Kentin bir parçasına müdahale etmek, fiilen o kentin içinde yaşayan bireylerin kimliğine müdahale etmektir. Kimliğimize yapılan bu çirkin ve geri dönüşsüz hükümlere itiraz ediyoruz. Umudumuzu yitirmeden, yıkımı engellemek düşüncesiyle dozerlerin önünde nöbet tutuyoruz. Geleceğimize, onurumuza, emek ve demokrasi meydanımıza sahip çıkıyoruz.

Son yıllarda kentin duvarları giderek suskunlaşmıştı. Oyun afişleri, opera, dans, bale havadisleri izlenemiyor, gösteri dünyasının türlü renkleri gündelik hayattan siliniyordu.  Yaratıcı alanlanlar abluka altında,  sahnelerden sokaklara taşmanın peşi sıra yeni arayışındaydı. Hukuksuzca onanan yasalarla kültürel yapılar atıllaştırılırken, Beyoğlu’nu kesen her sokak sahneye evrildi. Misal AKM – MPM (Meydan Polis Merkezi) ne dönüştürüldü. Patlayan havai fişekler, TOMA’lardan sıkılan boyalı sular, çığlıklar... Ateşlenen, kaldırımlara saçılan gaz kapsülleri gecelerin afili efektleriydi. Haysiyet mücadelesi örgütlenerek sürerken diktatöryel zihniyet,  türlü mecrayı yasaklayarak bitirebileceğini sanıyordu. Sarayda soytarılar her gün yeni bir kostümle fotoğraf çekimindeyken akıl tutulması dünyanın gündeminde müstehzi gülümsemelerle izleniyordu. Geçen hafta “Emek Bizim!” diye haykırırken o ucube inşaatın önünde; yeni bir slogan dilendi yakın siyasal tarihimize eklemlenen “Bu Hâlâ Başlangıç Mücadeleye Devam!”
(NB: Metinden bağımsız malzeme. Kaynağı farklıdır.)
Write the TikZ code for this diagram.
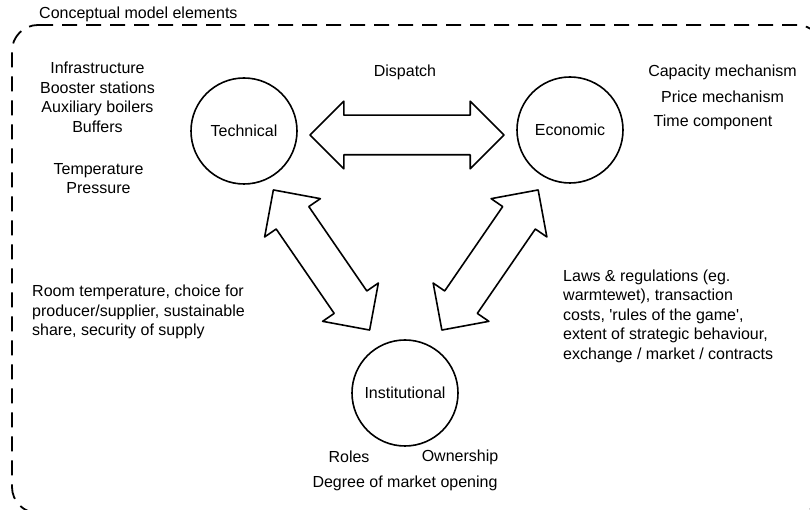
\documentclass[tikz,border=0pt]{standalone}
\usepackage{fontspec}
\newfontfamily\labelfont{Liberation Sans}
\usetikzlibrary{shapes.arrows}
\begin{document}
\begin{tikzpicture}[x=1pt,y=1pt,
  every node/.style={inner sep=0pt, font=\labelfont\fontsize{16}{19.5}\selectfont},
  txt/.style={align=center},
  para/.style={align=left},
  dimension/.style={circle, draw, line width=1.6pt, minimum size=106pt},
  link/.style={double arrow, draw, line width=1.6pt, line join=round,
    inner xsep=0pt, inner ysep=19pt, double arrow head extend=14pt,
    double arrow tip angle=90},
  frame/.style={line width=1.8pt, dash pattern=on 15pt off 9pt, rounded corners=26pt}
]
\useasboundingbox (0,0) rectangle (810,510);
\begin{scope}
  \clip (0,0) rectangle (810,510);
  \draw[frame] (12,485) -- (823,485) -- (823,-3) -- (12,-3) -- cycle;
\end{scope}
\node[anchor=west] (title) at (39,496) {Conceptual model elements};

% the three dimensions
\node[dimension] (tech) at (244,379) {Technical};
\node[dimension] (econ) at (570,380) {Economic};
\node[dimension] (inst) at (405,117) {Institutional};

% block arrows between the dimensions
\node[link, minimum height=194pt] (a1) at (407,375) {};
\node[link, minimum height=170pt, rotate=-55.5] (a2) at (321.5,250) {};
\node[link, minimum height=170pt, rotate=55.5] (a3) at (490,250) {};

% labels
\node[txt] (disp) at (405,438) {Dispatch};
\node[txt] (techitems) at (97.5,412.5) {Infrastructure\\Booster stations\\Auxiliary boilers\\Buffers};
\node[txt] (techprops) at (98.5,331.5) {Temperature\\Pressure};
\node[txt] (cap) at (722.5,438) {Capacity mechanism};
\node[txt] (price) at (722.5,413) {Price mechanism};
\node[txt] (time) at (713,388) {Time component};
\node[para, anchor=west] (leftpara) at (32,198) {Room temperature, choice for\\producer/supplier, sustainable\\share, security of supply};
\node[para, anchor=west] (rightpara) at (563,194) {Laws \& regulations (eg.\\warmtewet), transaction\\costs, 'rules of the game',\\extent of strategic behaviour,\\exchange / market / contracts};
\node[txt] (roles) at (349,53) {Roles};
\node[txt] (own) at (460,53) {Ownership};
\node[txt] (degree) at (405,27) {Degree of market opening};
\end{tikzpicture}
\end{document}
Sansür/censora sözcüğü toplumsal kuralları ve gelenekleri tartışmaya kapatmaya yaramaktaydı. Eski çağlarda ifade özgürlüğünü savunan dost Socrates; yargılandığı halk mahkemesinde özür dilemek, pişmanlık yerine baldıran zehrini içmişti. Eylemden sonra savruk yürürken zihnimde yankılanan o iç yakıcı soru; sahi AKM neden kapalı? Hayatımızda kapanan, kapatılmak istenenler? Hep birlikte düşünelim.